Our country is not a “Christian Country”. We have been a multi-faith society from the first and the Founders created a polity that could accommodate multiple faiths from the start. George Washington states this in a letter to the Touro Synagogue in Newport, Rhode Island:
The Citizens of the United States of America have a right to applaud themselves for giving to Mankind examples of an enlarged and liberal policy: a policy worthy of imitation. All possess alike liberty of conscience and immunities of citizenship. It is now no more that toleration is spoken of, as if it was, by the indulgence of one class of people that another enjoyed the exercise of their inherent natural rights. For happily the Government of the United States, which gives to bigotry no sanction, to persecution no assistance, requires only that they who live under its protection, should demean themselves as good citizens.

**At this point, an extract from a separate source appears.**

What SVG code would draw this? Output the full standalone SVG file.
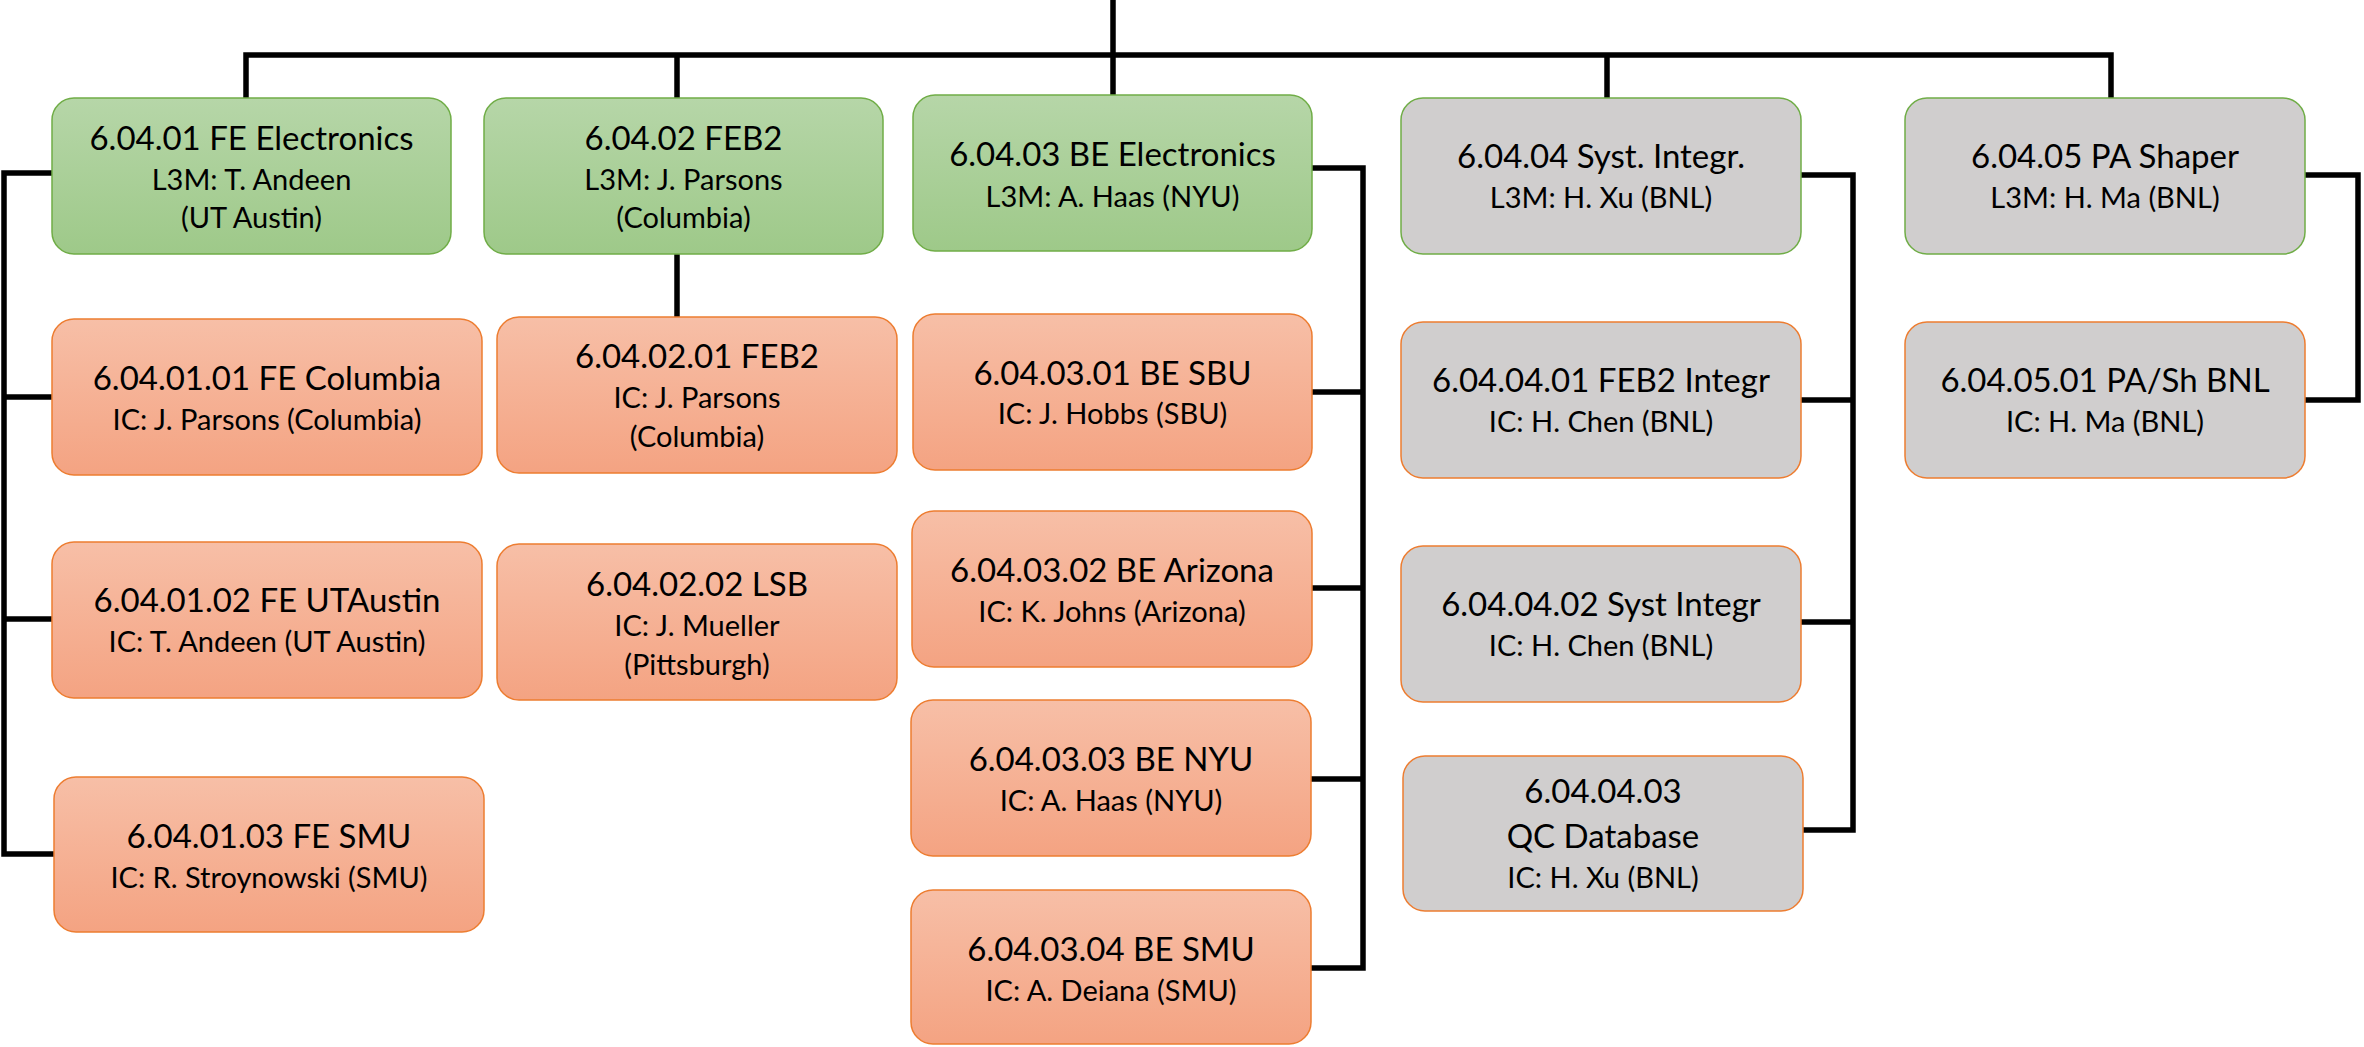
<svg xmlns="http://www.w3.org/2000/svg" width="2364" height="1047" viewBox="0 0 2364 1047">
<defs>
<linearGradient id="gG" x1="0" y1="0" x2="0" y2="1"><stop offset="0" stop-color="#b6d6a8"/><stop offset="1" stop-color="#9ec989"/></linearGradient>
<linearGradient id="gO" x1="0" y1="0" x2="0" y2="1"><stop offset="0" stop-color="#f7bfa7"/><stop offset="1" stop-color="#f4a382"/></linearGradient>
<style>
.g{fill:url(#gG);stroke:#70ad47;stroke-width:1.5}
.o{fill:url(#gO);stroke:#ed7d31;stroke-width:1.5}
.sg{fill:#d0cece;stroke:#70ad47;stroke-width:1.5}
.so{fill:#d0cece;stroke:#ed7d31;stroke-width:1.5}
text{font-family:Lato,"Open Sans","Liberation Sans",sans-serif;fill:#000;text-anchor:middle}
.t{font-size:33px}
.s{font-size:29px}
.c{fill:none;stroke:#000;stroke-width:5.5}
</style>
</defs>
<rect width="2364" height="1047" fill="#fff"/>
<g id="connectors">
<path class="c" d="M1113 0V95M246 98V55H2111V98M677 55V98M1607 55V98"/>
<path class="c" d="M677 254V317"/>
<path class="c" d="M52 173H4V854H54M4 397H52M4 619H52"/>
<path class="c" d="M1312 168H1363V968H1311M1312 392H1363M1312 588H1363M1311 779H1363"/>
<path class="c" d="M1801 175H1853V830H1803M1801 400H1853M1801 622H1853"/>
<path class="c" d="M2305 175H2358V400H2305"/>
</g>
<g id="n60401"><rect class="g" x="52" y="98" width="399" height="156" rx="22"/><text class="t" x="251.5" y="150">6.04.01 FE Electronics</text><text class="s" x="251.5" y="190">L3M: T. Andeen</text><text class="s" x="251.5" y="228">(UT Austin)</text></g>
<g id="n60402"><rect class="g" x="484" y="98" width="399" height="156" rx="22"/><text class="t" x="683.5" y="150">6.04.02 FEB2</text><text class="s" x="683.5" y="190">L3M: J. Parsons</text><text class="s" x="683.5" y="228">(Columbia)</text></g>
<g id="n60403"><rect class="g" x="913" y="95" width="399" height="156" rx="22"/><text class="t" x="1112.5" y="166">6.04.03 BE Electronics</text><text class="s" x="1112.5" y="207">L3M: A. Haas (NYU)</text></g>
<g id="n60404"><rect class="sg" x="1401" y="98" width="400" height="156" rx="22"/><text class="t" x="1601" y="168">6.04.04 Syst. Integr.</text><text class="s" x="1601" y="208">L3M: H. Xu (BNL)</text></g>
<g id="n60405"><rect class="sg" x="1905" y="98" width="400" height="156" rx="22"/><text class="t" x="2105" y="168">6.04.05 PA Shaper</text><text class="s" x="2105" y="208">L3M: H. Ma (BNL)</text></g>
<g id="n6040101"><rect class="o" x="52" y="319" width="430" height="156" rx="22"/><text class="t" x="267" y="390">6.04.01.01 FE Columbia</text><text class="s" x="267" y="430">IC: J. Parsons (Columbia)</text></g>
<g id="n6040102"><rect class="o" x="52" y="542" width="430" height="156" rx="22"/><text class="t" x="267" y="612">6.04.01.02 FE UTAustin</text><text class="s" x="267" y="652">IC: T. Andeen (UT Austin)</text></g>
<g id="n6040103"><rect class="o" x="54" y="777" width="430" height="155" rx="22"/><text class="t" x="269" y="848">6.04.01.03 FE SMU</text><text class="s" x="269" y="888">IC: R. Stroynowski (SMU)</text></g>
<g id="n6040201"><rect class="o" x="497" y="317" width="400" height="156" rx="22"/><text class="t" x="697" y="368">6.04.02.01 FEB2</text><text class="s" x="697" y="408">IC: J. Parsons</text><text class="s" x="697" y="447">(Columbia)</text></g>
<g id="n6040202"><rect class="o" x="497" y="544" width="400" height="156" rx="22"/><text class="t" x="697" y="596">6.04.02.02 LSB</text><text class="s" x="697" y="636">IC: J. Mueller</text><text class="s" x="697" y="675">(Pittsburgh)</text></g>
<g id="n6040301"><rect class="o" x="913" y="314" width="399" height="156" rx="22"/><text class="t" x="1112.5" y="385">6.04.03.01 BE SBU</text><text class="s" x="1112.5" y="424">IC: J. Hobbs (SBU)</text></g>
<g id="n6040302"><rect class="o" x="912" y="511" width="400" height="156" rx="22"/><text class="t" x="1112" y="582">6.04.03.02 BE Arizona</text><text class="s" x="1112" y="622">IC: K. Johns (Arizona)</text></g>
<g id="n6040303"><rect class="o" x="911" y="700" width="400" height="156" rx="22"/><text class="t" x="1111" y="771">6.04.03.03 BE NYU</text><text class="s" x="1111" y="811">IC: A. Haas (NYU)</text></g>
<g id="n6040304"><rect class="o" x="911" y="890" width="400" height="154" rx="22"/><text class="t" x="1111" y="961">6.04.03.04 BE SMU</text><text class="s" x="1111" y="1001">IC: A. Deiana (SMU)</text></g>
<g id="n6040401"><rect class="so" x="1401" y="322" width="400" height="156" rx="22"/><text class="t" x="1601" y="392">6.04.04.01 FEB2 Integr</text><text class="s" x="1601" y="432">IC: H. Chen (BNL)</text></g>
<g id="n6040402"><rect class="so" x="1401" y="546" width="400" height="156" rx="22"/><text class="t" x="1601" y="616">6.04.04.02 Syst Integr</text><text class="s" x="1601" y="656">IC: H. Chen (BNL)</text></g>
<g id="n6040403"><rect class="so" x="1403" y="756" width="400" height="155" rx="22"/><text class="t" x="1603" y="803">6.04.04.03</text><text class="t" x="1603" y="848">QC Database</text><text class="s" x="1603" y="888">IC: H. Xu (BNL)</text></g>
<g id="n6040501"><rect class="so" x="1905" y="322" width="400" height="156" rx="22"/><text class="t" x="2105" y="392">6.04.05.01 PA/Sh BNL</text><text class="s" x="2105" y="432">IC: H. Ma (BNL)</text></g>
</svg>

Nevertheless, both the Declaration of Independence and the Constitution are God-dependent documents and the God invoked is recognizably the God of the Christians and Jews. Our country makes possible the free practice of the Christian faith, and it is a live question whether the country can long endure without the robust participation of religious citizens both privately and corporately in the public debate.
The Declaration of Independence is based on the state’s dependence for its legitimacy on God-given standards of justice and equity. “We hold these truths to be self-evident: that all men are created equal and are endowed by their Creator with certain inalienable rights…”. Our rights, our human dignity, standards of fairness, justice, equity, are God-given, not state-given. The state has its legitimacy under these standards. The state does not give these standards and cannot legitimately take them away.
This is self-evident to Christians and to Jews, and to even the thinned-out Christianity of 18th century Deists. It was not self-evident to the neo-paganism of the Nazis or the statism of Stalin and Pol Pot.
Our system makes room maximally for the free expression of religion. If our heritage is distorted and religion driven from the public square and if knowledge of the God of the Jews and the Christians, the God revealed in the Bible — becomes rare in our people, then our liberty would hang by the most slender thread.
Christians need to be robust in our engagement in the political realm, so that a government of, by and for the people shall not perish.
This was one of ths most memorable sermons. You are such a blessing…to us and future generations.
So very well said! America needs to put God back into the heart of this country…………if not we will surely perish as a nation as history has show again and again.